L'échec de notre génération : Par Dr Farmo Moumouni
Je ne me lasse pas de scruter ces mots sculptés dans " Les Damnés de la Terre "
Chaque génération doit dans une relative opacité, découvrir sa mission, la remplir ou la trahir.
Je ne cesse d'évoquer et d'invoquer cette sentence parce qu'elle est devenue, à elle seule, le bréviaire dans lequel je lis, hier, aujourd'hui et demain ; le passé, le présent et le futur de nos peuples. Elle aurait été irréprochable, si Fanon y avait placé la chaîne et la solidarité des générations.
Je crois qu'en se succédant, les générations œuvrent les unes pour les autres, consciemment ou non. Je suis convaincu que les responsabilités des unes sont liées aux responsabilités des autres, l'action et l'inaction des unes ont des répercussions sur les autres. Q'une génération accomplisse sa mission ou non, qu'elle la trahisse ou non, elle déteint sur la génération qu'elle précède. Son action et son inaction contribuent à identifier, et à déterminer les responsabilités et la mission de la génération qui vient après elle. Je crois enfin que la réussite ou l'échec de la mission d'une génération lèvent un grand pan de l'opacité qui entoure la mission de la génération qui suit.
Le mérite des premières générations a été de montrer en agissant. Par leurs pratiques, par leurs actes, par leurs erreurs, elles ont enseigné ce qu'il faut faire et ce qu'il ne faut pas faire ; elles ont montré les sentiers obscurs qu'il ne faut pas suivre, et les sentiers tortueux qu'il ne faut emprunter.
En remplissant ou en trahissant leur mission, les premières générations ont rendu possible la definition de notre mission, elles ont aidé ainsi à dissiper l'opacité dans laquelle elle était prise.
Leurs réussites demandaient à être consolidées, leurs échecs demandaient à être surmontées. Au lieu de cela, qu'est-ce que nous avons fait ?
Qu'a fait notre génération ? Cette génération fringante au verbe haut, sortie des Universités d'Orient et d'Occident, des Écoles d'ici et d'ailleurs, exhibant ses diplômes, imbue de sa personne, se targuant d'avoir la connaissance diffuse et la tête pleine, mais peut-être pas bien faite.

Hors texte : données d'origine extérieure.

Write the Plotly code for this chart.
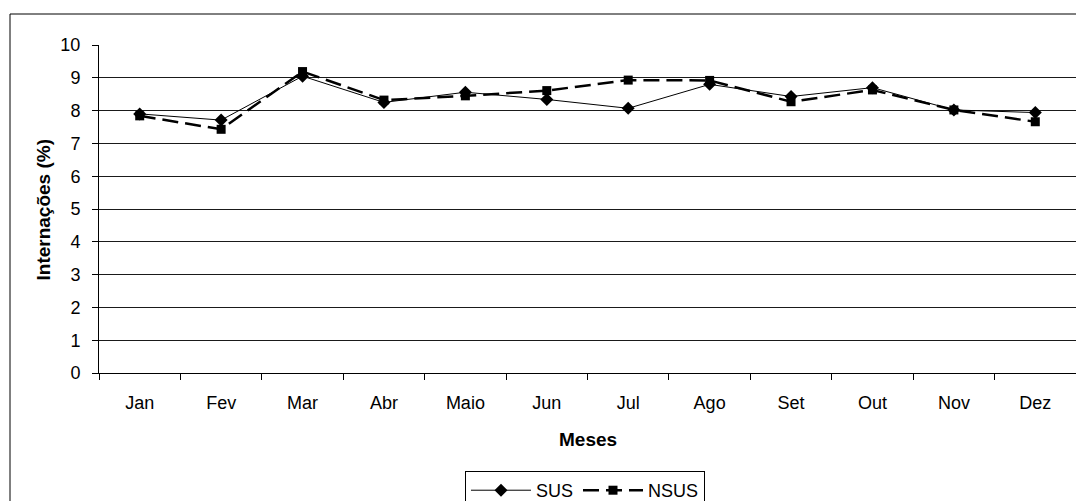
import plotly.graph_objects as go

# Monthly share of hospital admissions (%), by payer
meses = ["Jan", "Fev", "Mar", "Abr", "Maio", "Jun", "Jul", "Ago", "Set", "Out", "Nov", "Dez"]
sus = [7.90, 7.71, 9.05, 8.25, 8.56, 8.34, 8.07, 8.80, 8.43, 8.70, 8.02, 7.94]
nsus = [7.84, 7.43, 9.19, 8.32, 8.45, 8.61, 8.93, 8.92, 8.27, 8.63, 8.02, 7.66]

FONT = "Liberation Sans, Arial, sans-serif"

fig = go.Figure()
fig.add_trace(go.Scatter(
    x=meses, y=sus, name="SUS", mode="lines+markers",
    line=dict(color="black", width=1),
    marker=dict(symbol="diamond", size=10, color="black"),
))
fig.add_trace(go.Scatter(
    x=meses, y=nsus, name="NSUS", mode="lines+markers",
    line=dict(color="black", width=2.5, dash="16px,7px"),
    marker=dict(symbol="square", size=9, color="black"),
))

fig.update_layout(
    width=1076, height=501,
    margin=dict(l=99, r=0, t=45, b=128, autoexpand=False),
    paper_bgcolor="white", plot_bgcolor="white",
    font=dict(family=FONT, size=18, color="black"),
    showlegend=True,
    legend=dict(
        orientation="h", x=0.3746, y=-0.2988, xanchor="left", yanchor="top",
        bordercolor="black", borderwidth=1, itemwidth=60,
        font=dict(family=FONT, size=18, color="black"),
        tracegroupgap=0, itemclick=False,
    ),
    xaxis=dict(
        type="category", range=[-0.5, 11.5],
        showline=True, linecolor="black", linewidth=1,
        ticks="outside", ticklen=6, tickcolor="black", tickson="boundaries",
        showgrid=False, zeroline=False, ticklabelstandoff=13,
    ),
    yaxis=dict(
        range=[0, 10], dtick=1, tick0=0,
        showline=True, linecolor="black", linewidth=1,
        ticks="outside", ticklen=6, tickcolor="black",
        showgrid=True, gridcolor="#1a1a1a", gridwidth=1,
        zeroline=False, ticklabelstandoff=8,
    ),
    shapes=[
        # outer chart frame
        dict(type="rect", xref="paper", yref="paper",
             x0=(10 - 99) / 977, x1=1.05, y0=-0.5, y1=(373 - 14) / 328,
             line=dict(color="black", width=1), fillcolor="rgba(0,0,0,0)", layer="below"),
    ],
    annotations=[
        dict(text="<b>Meses</b>", xref="paper", yref="paper", x=0.5, y=(373 - 439) / 328,
             xanchor="center", yanchor="middle", showarrow=False,
             font=dict(family=FONT, size=19, color="black")),
        dict(text="<b>Internações (%)</b>", xref="paper", yref="paper",
             x=(43 - 99) / 977, y=(373 - 210.5) / 328, textangle=-90,
             xanchor="center", yanchor="middle", showarrow=False,
             font=dict(family=FONT, size=19, color="black")),
    ],
)

fig.write_html("out.html")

Assurément avec notre génération, le Niger a fait un bond - peut-être deux ou trois - en arrière.
Au lieu de tracer de nouvelles voies, de nouvelles pistes, de nouveaux chemins et de nouveaux sentiers, elle a élargi ceux qui existaient déjà, elle y a construit des ponts et des autoroutes qui aboutissent à un cul-de-sac.
Et dans cette impasse elle a retrouvé, réactivé et amplifié les maux et les tares du passé : complexes d'infériorité, larbinisme, subordination, corruption, népotisme, violations des droits de l'Homme, résurgence du tribalisme, de l'ethnocentrisme, de la stratification castes inférieures et supérieures.
Les traits distinctifs de notre génération, il faut le reconnaître sont : la concupiscence, l'impertinence, l'irrévérence, l'insulte, l'horreur de la vérité, de l'honneur et de la dignité.
Partant de là, et constant les dommages, je dis qu'au Niger, la génération, la nôtre, qui a succédé à la génération des " pères de l'indépendance" et aux régimes d'exception, a raté dramatiquement sa mission.
Je dis qu'au milieu de la dégénérescence, il y a des miraculés et des rescapés. Je dis que notre génération a perverti une grande partie de la génération qui vient après elle. Je dis enfin que les missions sont fractionnées, que les miraculés doivent réparer autant qu'ils peuvent, pour que la génération qui suit reprenne et achève la mission de notre génération avant de mener sa propre mission.